Album review: Rainbow, Bent Out of Shape (1983)


By Steve Newton

While not as impressive as last year’s Straight Between the Eyes, Rainbow’s new album is still likely to please old Deep Purple diehards like myself, who can’t seem to get enough of Ritchie Blackmore’s furious and fast Stratocations.

“The man in black” is back with ten songs–two of which are instrumentals–that give him ample opportunity to stretch out and blow away any doubts concerning his title as the reigning master of metal madness. There is nothing as exciting as “Death Alley Driver”, from last year’s album, or “Spotlight Kid” from 1981’s Difficult to Cure, but his solos on “Fire Dance”, “Desperate Heart” and “Drinking with the Devil” still hold the magic that had me wearing out the grooves of Made in Japan way back when.

Most of the songs on Bent Out of Shape were co-written by Blackmore and vocalist Joe Lynn Turner, who has taken over the songwriting chores from bassist, producer, and former Deep Purpler Roger Glover. Drummer Chuck Burgi, who has played with Hall & Oates and Aldo Nova, makes his first appearance as a Rainbow member on the album as well.

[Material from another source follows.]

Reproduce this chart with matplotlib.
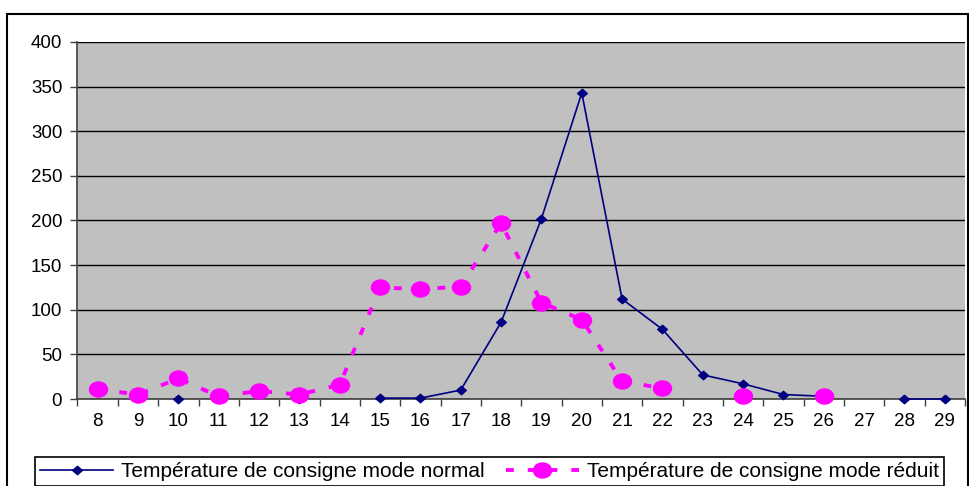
import numpy as np
import matplotlib
matplotlib.use("Agg")
import matplotlib.pyplot as plt
from matplotlib.patches import Rectangle
from matplotlib.ticker import FixedLocator
from matplotlib.path import Path
from matplotlib.transforms import Affine2D

plt.rcParams['font.family'] = ['Liberation Sans', 'DejaVu Sans']

categories = [8, 9, 10, 11, 12, 13, 14, 15, 16, 17, 18, 19, 20, 21, 22, 23, 24, 25, 26, 27, 28, 29]
nan = np.nan
normal = [nan, nan, 0, nan, nan, 0, nan, 1, 1, 10, 86, 202, 343, 112, 78, 27, 17, 5, 3, nan, 0, 0]
reduit = [11, 5, 23, 3, 9, 5, 16, 125, 123, 126, 197, 108, 89, 20, 12, nan, 3, nan, 3, nan, nan, nan]
label_normal = "Température de consigne mode normal"
label_reduit = "Température de consigne mode réduit"

W, H = 970, 486
fig = plt.figure(figsize=(W / 100, H / 100), dpi=100)
ax = fig.add_axes([77.5 / W, 1 - 399 / H, (965 - 77.5) / W, (399 - 42) / H])
ax.set_facecolor('#C0C0C0')

# slightly wide marker shapes (the reference is horizontally stretched)
ellipse = Path.unit_circle().transformed(Affine2D().scale(1.2, 1.0))
diamond = Path([(0, 1), (1.15, 0), (0, -1), (-1.15, 0), (0, 1)],
               [Path.MOVETO, Path.LINETO, Path.LINETO, Path.LINETO, Path.CLOSEPOLY])

x = np.arange(len(categories))
ax.plot(x, normal, color='#000080', lw=1.2, marker=diamond, markersize=7,
        markerfacecolor='#000080', markeredgecolor='#000080', label=label_normal,
        zorder=3, clip_on=False)
ax.plot(x, reduit, color='#FF00FF', lw=2.8, linestyle=(0, (2.0, 3.6)), marker=ellipse, markersize=13,
        markerfacecolor='#FF00FF', markeredgecolor='#FF00FF', label=label_reduit,
        zorder=4, clip_on=False)

ax.set_xlim(-0.5, len(categories) - 0.5)
ax.set_ylim(0, 400)
ax.set_yticks(np.arange(0, 401, 50))
ax.yaxis.grid(True, color='black', lw=1)
ax.set_axisbelow(True)

ax.set_xticks(x)
ax.set_xticklabels([str(c) for c in categories])
ax.xaxis.set_minor_locator(FixedLocator(np.arange(-0.5, len(categories), 1)))
ax.tick_params(axis='x', which='major', length=0, pad=10, labelsize=13.5)
ax.tick_params(axis='x', which='minor', length=5, width=1, color='#404040', direction='out')
ax.tick_params(axis='y', length=5, width=1, color='#404040', labelsize=13.5, pad=6)

for s in ['top', 'right']:
    ax.spines[s].set_visible(False)
for s in ['left', 'bottom']:
    ax.spines[s].set_color('#404040')
    ax.spines[s].set_linewidth(1.2)

# outer chart border
fig.patches.append(Rectangle((7 / W, -0.05), (968 - 7) / W, 1 - 14 / H + 0.05,
                             transform=fig.transFigure, fill=False, edgecolor='black', lw=1.5))

leg = fig.legend(loc='lower left', bbox_to_anchor=(35 / W, 1 - 486 / H), ncol=2,
                 frameon=True, fancybox=False, edgecolor='black', framealpha=1,
                 fontsize=15, handlelength=3.5, handletextpad=0.4, columnspacing=1.0,
                 borderpad=0.25, borderaxespad=0)
leg.get_frame().set_linewidth(1.2)

fig.savefig('out.png', dpi=100)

I must admit, though, that if it weren’t for Blackmore’s unbridled guitarwork–and his more subtle fretting on the instrumentals “Snowman” and “Anybody There”–the album would be a dud. There wouldn’t be anything to differentiate it from the majority of today’s commercial-sounding hard rock.

When you compare Bent Out of Shape to Rainbow’s earlier albums–like Rainbow Rising and Long Live Rock and Roll–it appears the band is selling out for radio airplay. But as long as Blackmore keeps dealing his trademark frenzied riffs, you can bet I’ll still be listening.